Jesus Challenges Empire

Jesus Challenges Empire

[The following article is a report from the 8th Sabeel International Conference, “Challenging Empire: God, Faithfulness, and Resistance.”]

About 200 international participants have come to Bethlehem for the Eighth Sabeel International Conference. The group gathered at the Bethlehem Hotel under the theme, “Challenging Empire: God, Faithfulness and Resistance.” Sabeel is the ecumenical liberation theology center based in Jerusalem.

Dr. Richard Horsley told participants, “Jesus was a Palestinian under imperial rule. Just as the modern state of Israel and other states in the Middle East were the creation of Western colonialism, so the ancient temple-state in Judea” was set up by foreign powers.

Horsley described Jesus as a community organizer working to renew in village communities a commitment to the covenant laws of God. He said, “… all of the Gospels … portray Jesus as having the same basic agenda, the renewal of the people of Israel in opposition to the Jerusalem and Roman rulers of the people.” Jesus’ program “tapped into the people’s deeply rooted cultural traditions,” he said. Horsley is Distinguished Professor of Liberal Arts and the Study of Religion, University of Massachusetts, Boston, USA.

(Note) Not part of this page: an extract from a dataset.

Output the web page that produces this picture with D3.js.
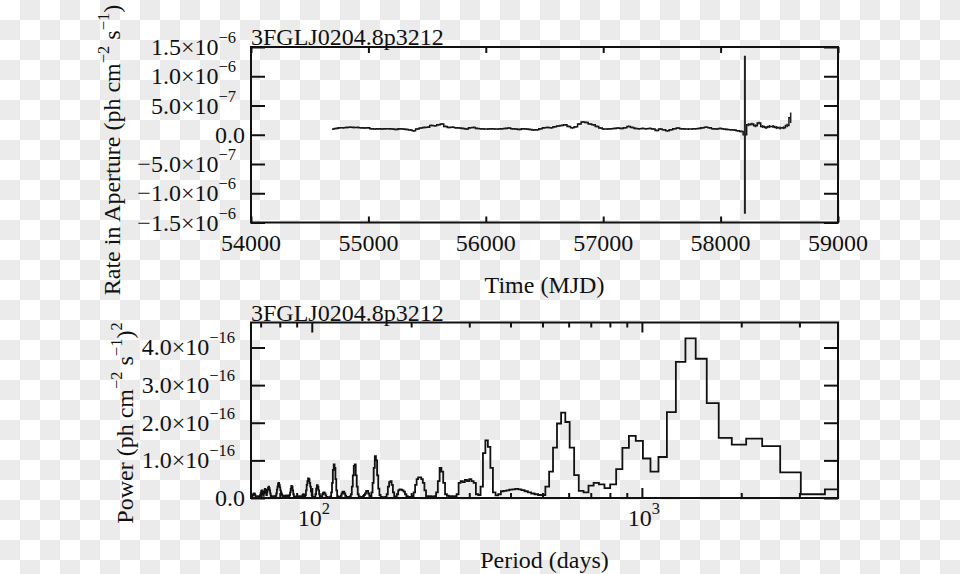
<!DOCTYPE html>
<html><head><meta charset="utf-8">
<script src="https://cdn.jsdelivr.net/npm/d3@7"></script>
<style>
html,body{margin:0;padding:0;background:#fff;}
svg{display:block;}
text{font-family:"Liberation Serif","Times New Roman",Times,serif;fill:#111;}
</style>
</head><body>
<svg id="c" width="960" height="574"></svg>
<script>
// ---------------- data ----------------
const sourceName = "3FGLJ0204.8p3212";

// light curve: 30-day bins starting at MJD 54697, rate in units of 1e-7 ph cm^-2 s^-1
const lcStartMJD = 54697;
const lcBinDays = 30;
const lcRate = [
 0.97,1.08,1.19,1.19,1.25,1.30,1.25,1.25,1.19,1.14,
 1.19,1.02,0.97,1.02,0.97,1.02,1.02,0.97,0.91,1.02,
 0.97,0.91,0.80,0.68,0.97,1.14,1.25,1.30,1.59,1.53,
 1.70,1.82,1.42,1.25,1.30,1.19,1.14,1.08,0.97,1.19,
 1.25,1.08,1.02,0.97,0.97,1.02,0.97,0.97,1.02,1.08,
 1.14,1.02,0.97,0.91,1.02,0.97,0.91,0.80,0.85,1.02,
 1.19,1.25,1.19,1.36,1.48,1.59,1.70,1.42,1.19,1.36,
 1.82,2.20,2.10,1.82,1.70,1.42,1.14,0.97,0.97,1.02,
 1.08,1.14,1.08,1.19,1.42,1.25,1.08,1.02,1.08,1.02,
 1.08,0.97,0.74,0.97,0.85,0.68,0.85,1.02,1.14,1.02,
 0.97,0.97,0.97,1.02,1.08,1.19,1.30,1.19,1.02,0.97,
 1.08,0.97,0.91,0.85,0.80,0.68,0.57,0.00,1.70,1.82,
 1.53,1.99,1.42,1.25,1.42,1.42,1.25,1.14,1.19,1.59,
 2.90
];
const lcErr = [
 0.15,0.15,0.15,0.15,0.15,0.15,0.15,0.15,0.15,0.15,
 0.15,0.15,0.15,0.15,0.15,0.15,0.15,0.15,0.15,0.15,
 0.15,0.15,0.15,0.15,0.15,0.15,0.15,0.15,0.15,0.15,
 0.15,0.15,0.15,0.15,0.15,0.15,0.15,0.15,0.15,0.15,
 0.15,0.15,0.15,0.15,0.15,0.15,0.15,0.15,0.15,0.15,
 0.15,0.15,0.15,0.15,0.15,0.15,0.15,0.15,0.15,0.15,
 0.15,0.15,0.15,0.15,0.15,0.15,0.15,0.15,0.15,0.15,
 0.15,0.15,0.15,0.15,0.15,0.15,0.15,0.15,0.15,0.15,
 0.15,0.15,0.15,0.15,0.15,0.15,0.15,0.15,0.15,0.15,
 0.15,0.15,0.15,0.15,0.15,0.15,0.15,0.15,0.15,0.15,
 0.15,0.15,0.15,0.15,0.15,0.15,0.15,0.15,0.15,0.15,
 0.15,0.15,0.15,0.15,0.15,0.15,0.15,13.5,0.25,0.25,
 0.25,0.25,0.25,0.25,0.25,0.25,0.25,0.25,0.25,0.30,
 0.90
];
const timeTicks = [54000,55000,56000,57000,58000,59000];
const rateTicks = [-1.5e-6,-1.0e-6,-5.0e-7,0,5.0e-7,1.0e-6,1.5e-6];
const rateTickMant = ["\u22121.5","\u22121.0","\u22125.0","0.0","5.0","1.0","1.5"];
const rateTickExp  = ["\u22126","\u22126","\u22127","","\u22127","\u22126","\u22126"];

// periodogram: trial frequencies k/(oversample*baseline), k = 5..300; power in units of 1e-16
const baselineDays = 3927;
const oversample = 5;
const power = [
 0.23,0.10,0.68,1.38,1.58,1.42,1.60,2.52,3.70,4.24,
 3.62,2.28,1.09,0.70,1.05,1.52,1.65,1.33,0.77,0.36,
 0.26,0.36,0.40,0.33,0.15,0.19,0.61,1.34,2.02,2.27,
 1.98,1.34,0.70,0.30,0.08,0.08,0.10,0.12,0.15,0.18,
 0.21,0.23,0.24,0.23,0.22,0.20,0.19,0.18,0.10,0.07,
 0.15,0.80,1.36,1.53,1.19,0.30,0.08,0.10,0.40,0.45,
 0.50,0.45,0.48,0.42,0.45,0.40,0.10,0.05,0.04,0.05,
 0.04,0.06,0.10,0.40,0.70,0.80,0.45,0.15,0.05,0.03,
 0.04,0.05,0.04,0.05,0.20,0.40,0.50,0.55,0.55,0.50,
 0.35,0.15,0.05,0.03,0.03,0.03,0.05,0.10,0.17,0.20,
 0.22,0.23,0.20,0.10,0.03,0.04,0.15,0.35,0.45,0.42,
 0.30,0.10,0.03,0.02,0.02,0.02,0.03,0.08,0.25,0.60,
 1.00,1.11,0.80,0.40,0.15,0.05,0.06,0.12,0.19,0.18,
 0.12,0.08,0.05,0.03,0.02,0.02,0.04,0.10,0.30,0.60,
 0.89,0.85,0.60,0.30,0.10,0.04,0.03,0.02,0.02,0.03,
 0.06,0.12,0.17,0.17,0.12,0.06,0.03,0.02,0.02,0.05,
 0.20,0.50,0.80,0.89,0.75,0.40,0.15,0.04,0.02,0.02,
 0.02,0.02,0.03,0.07,0.12,0.15,0.14,0.10,0.05,0.03,
 0.04,0.10,0.20,0.30,0.34,0.25,0.10,0.03,0.02,0.02,
 0.03,0.08,0.18,0.30,0.40,0.50,0.52,0.45,0.35,0.20,
 0.08,0.03,0.05,0.10,0.08,0.04,0.03,0.04,0.05,0.04,
 0.03,0.04,0.05,0.04,0.03,0.03,0.03,0.04,0.10,0.20,
 0.30,0.32,0.25,0.15,0.08,0.03,0.04,0.06,0.05,0.07,
 0.05,0.04,0.06,0.05,0.04,0.05,0.07,0.10,0.15,0.20,
 0.28,0.35,0.40,0.38,0.30,0.22,0.12,0.06,0.04,0.03,
 0.04,0.05,0.04,0.03,0.03,0.04,0.06,0.12,0.20,0.26,
 0.30,0.27,0.22,0.15,0.08,0.14,0.22,0.24,0.20,0.12,
 0.06,0.10,0.16,0.20,0.18,0.13,0.08,0.05,0.03,0.04,
 0.05,0.03,0.04,0.03,0.03,0.04,0.07,0.10,0.12,0.12,
 0.10,0.08,0.06,0.04,0.05,0.03
];
const powerTicks = [0,1e-16,2e-16,3e-16,4e-16];
const powerTickMant = ["0.0","1.0","2.0","3.0","4.0"];
const powerTickExp  = ["","\u221216","\u221216","\u221216","\u221216"];
const periodMajorTicks = [100,1000];
const periodMajorExp = ["2","3"];
const periodMinorTicks = [70,80,90,200,300,400,500,600,700,800,900,2000,3000];

// ---------------- drawing ----------------
const W = 960, H = 574;
const FS = "24px", SFS = "16.5px";
const svg = d3.select("#c");
const ink = "#111";

// transparent-background checkerboard
const defs = svg.append("defs");
const pat = defs.append("pattern").attr("id","chk").attr("width",40).attr("height",40)
  .attr("patternUnits","userSpaceOnUse");
pat.append("rect").attr("width",40).attr("height",40).attr("fill","#ffffff");
pat.append("rect").attr("x",20).attr("y",0).attr("width",20).attr("height",20).attr("fill","#ebebeb");
pat.append("rect").attr("x",0).attr("y",20).attr("width",20).attr("height",20).attr("fill","#ebebeb");
svg.append("rect").attr("width",W).attr("height",H).attr("fill","url(#chk)");

const pTop = {x0:251, x1:838, y0:47, y1:222.5};
const pBot = {x0:251, x1:838, y0:322.5, y1:498};

function addClip(id, p){
  defs.append("clipPath").attr("id",id).append("rect")
    .attr("x",p.x0).attr("y",p.y0).attr("width",p.x1-p.x0).attr("height",p.y1-p.y0);
}
addClip("clipTop", pTop); addClip("clipBot", pBot);

function expLabel(g, x, y, mant, exp, anchor, supDy){
  const t = g.append("text").attr("x",x).attr("y",y).attr("text-anchor",anchor)
    .style("font-size",FS);
  if (exp) {
    t.append("tspan").text(mant === "" ? "10" : mant + "\u00d710");
    t.append("tspan").attr("dy",supDy).style("font-size",SFS).text(exp);
  } else t.text(mant);
  return t;
}

// ---- top panel ----
const xT = d3.scaleLinear().domain([54000,59000]).range([pTop.x0, pTop.x1]);
const yT = d3.scaleLinear().domain([-1.5e-6,1.5e-6]).range([pTop.y1, pTop.y0]);
const gT = svg.append("g");

gT.append("g").attr("transform",`translate(0,${pTop.y1})`)
  .call(d3.axisBottom(xT).tickValues(timeTicks).tickSizeInner(-6).tickSizeOuter(0).tickFormat(""))
  .call(g=>g.select(".domain").remove());
gT.append("g").attr("transform",`translate(0,${pTop.y0})`)
  .call(d3.axisTop(xT).tickValues(timeTicks).tickSizeInner(-6).tickSizeOuter(0).tickFormat(""))
  .call(g=>g.select(".domain").remove());
gT.append("g").attr("transform",`translate(${pTop.x0},0)`)
  .call(d3.axisLeft(yT).tickValues(rateTicks).tickSizeInner(-14).tickSizeOuter(0).tickFormat(""))
  .call(g=>g.select(".domain").remove());
gT.append("g").attr("transform",`translate(${pTop.x1},0)`)
  .call(d3.axisRight(yT).tickValues(rateTicks).tickSizeInner(-14).tickSizeOuter(0).tickFormat(""))
  .call(g=>g.select(".domain").remove());
gT.selectAll(".tick line").attr("stroke",ink).attr("stroke-width",2);

rateTicks.forEach((v,i)=>{
  expLabel(gT, rateTickExp[i] ? 236 : 245, yT(v)+8, rateTickMant[i], rateTickExp[i], "end", -12);
});
timeTicks.forEach(t=>{
  gT.append("text").attr("x",xT(t)).attr("y",251).attr("text-anchor","middle")
    .style("font-size",FS).text(d3.format("d")(t));
});

const lcData = lcRate.map((v,i)=>({t: lcStartMJD + i*lcBinDays, v: v*1e-7, e: lcErr[i]*1e-7}));
const gLc = gT.append("g").attr("clip-path","url(#clipTop)");
gLc.append("path").datum(lcData)
  .attr("d", d3.line().x(d=>xT(d.t)).y(d=>yT(d.v)).curve(d3.curveStep))
  .attr("fill","none").attr("stroke",ink).attr("stroke-width",1.5);
gLc.selectAll("line.err").data(lcData).join("line").attr("class","err")
  .attr("x1",d=>xT(d.t)).attr("x2",d=>xT(d.t))
  .attr("y1",d=>yT(d.v-d.e)).attr("y2",d=>yT(d.v+d.e))
  .attr("stroke","#222").attr("stroke-width",d=>d.e>5e-7?2:1.5);

gT.append("rect").attr("x",pTop.x0).attr("y",pTop.y0).attr("width",pTop.x1-pTop.x0).attr("height",pTop.y1-pTop.y0)
  .attr("fill","none").attr("stroke",ink).attr("stroke-width",2);

gT.append("text").attr("x",pTop.x0).attr("y",45).style("font-size",FS).text(sourceName);
gT.append("text").attr("x",(pTop.x0+pTop.x1)/2).attr("y",293).attr("text-anchor","middle")
  .style("font-size",FS).text("Time (MJD)");

{
  const t = svg.append("text").attr("transform","translate(120,150) rotate(-90)")
    .attr("text-anchor","middle").style("font-size",FS);
  t.append("tspan").text("Rate in Aperture (ph cm");
  t.append("tspan").attr("dy",-11).style("font-size",SFS).text("\u22122");
  t.append("tspan").attr("dy",11).text(" s");
  t.append("tspan").attr("dy",-11).style("font-size",SFS).text("\u22121");
  t.append("tspan").attr("dy",11).text(")");
}

// ---- bottom panel ----
const trialPeriods = power.map((_,i)=> (oversample*baselineDays)/(i+oversample));
const xB = d3.scaleLog().domain([d3.min(trialPeriods), d3.max(trialPeriods)]).range([pBot.x0, pBot.x1]);
const yB = d3.scaleLinear().domain([0, 1.1*d3.max(power)*1e-16]).range([pBot.y1, pBot.y0]);
const gB = svg.append("g");

[[d3.axisBottom, pBot.y1],[d3.axisTop, pBot.y0]].forEach(([ax,y])=>{
  gB.append("g").attr("transform",`translate(0,${y})`)
    .call(ax(xB).tickValues(periodMinorTicks).tickSizeInner(-5).tickSizeOuter(0).tickFormat(""))
    .call(g=>g.select(".domain").remove());
  gB.append("g").attr("transform",`translate(0,${y})`)
    .call(ax(xB).tickValues(periodMajorTicks).tickSizeInner(-10).tickSizeOuter(0).tickFormat(""))
    .call(g=>g.select(".domain").remove());
});
gB.append("g").attr("transform",`translate(${pBot.x0},0)`)
  .call(d3.axisLeft(yB).tickValues(powerTicks).tickSizeInner(-14).tickSizeOuter(0).tickFormat(""))
  .call(g=>g.select(".domain").remove());
gB.append("g").attr("transform",`translate(${pBot.x1},0)`)
  .call(d3.axisRight(yB).tickValues(powerTicks).tickSizeInner(-14).tickSizeOuter(0).tickFormat(""))
  .call(g=>g.select(".domain").remove());
gB.selectAll(".tick line").attr("stroke",ink).attr("stroke-width",2);

powerTicks.forEach((v,i)=>{
  expLabel(gB, powerTickExp[i] ? 235 : 245, yB(v)+8, powerTickMant[i], powerTickExp[i], "end", -12);
});
periodMajorTicks.forEach((p,i)=>{
  expLabel(gB, xB(p)+2, 526, "", periodMajorExp[i], "middle", -12);
});

const pgData = power.map((v,i)=>({p: trialPeriods[i], v: v*1e-16}));
gB.append("g").attr("clip-path","url(#clipBot)").append("path").datum(pgData)
  .attr("d", d3.line().x(d=>xB(d.p)).y(d=>yB(d.v)).curve(d3.curveStep))
  .attr("fill","none").attr("stroke",ink).attr("stroke-width",1.8);

gB.append("rect").attr("x",pBot.x0).attr("y",pBot.y0).attr("width",pBot.x1-pBot.x0).attr("height",pBot.y1-pBot.y0)
  .attr("fill","none").attr("stroke",ink).attr("stroke-width",2);

gB.append("text").attr("x",pBot.x0).attr("y",320.5).style("font-size",FS).text(sourceName);
gB.append("text").attr("x",(pBot.x0+pBot.x1)/2).attr("y",568).attr("text-anchor","middle")
  .style("font-size",FS).text("Period (days)");

{
  const t = svg.append("text").attr("transform","translate(133,423) rotate(-90)")
    .attr("text-anchor","middle").style("font-size",FS);
  t.append("tspan").text("Power (ph cm");
  t.append("tspan").attr("dy",-11).style("font-size",SFS).text("\u22122");
  t.append("tspan").attr("dy",11).text(" s");
  t.append("tspan").attr("dy",-11).style("font-size",SFS).text("\u22121");
  t.append("tspan").attr("dy",11).text(")");
  t.append("tspan").attr("dy",-11).style("font-size",SFS).text("2");
}
</script>
</body></html>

Jesus’ commitment to renewal in village communities was strategic, Horsley said. It was “a key component in a strategy of resistance to the rulers, a confrontation of Empire. By restoring their mutual cooperation and solidarity, villagers could resist the further disintegration of their communities.” Vulnerable families could be encouraged “not to succumb to the outside forces that would turn them into
share-croppers or force them off their ancestral land and out of the village community,” he said. “By mobilizing people power and building community solidarity, Jesus’ renewal of
the covenant also became a form of resistance to the predatory pressures of the Empire,” he said.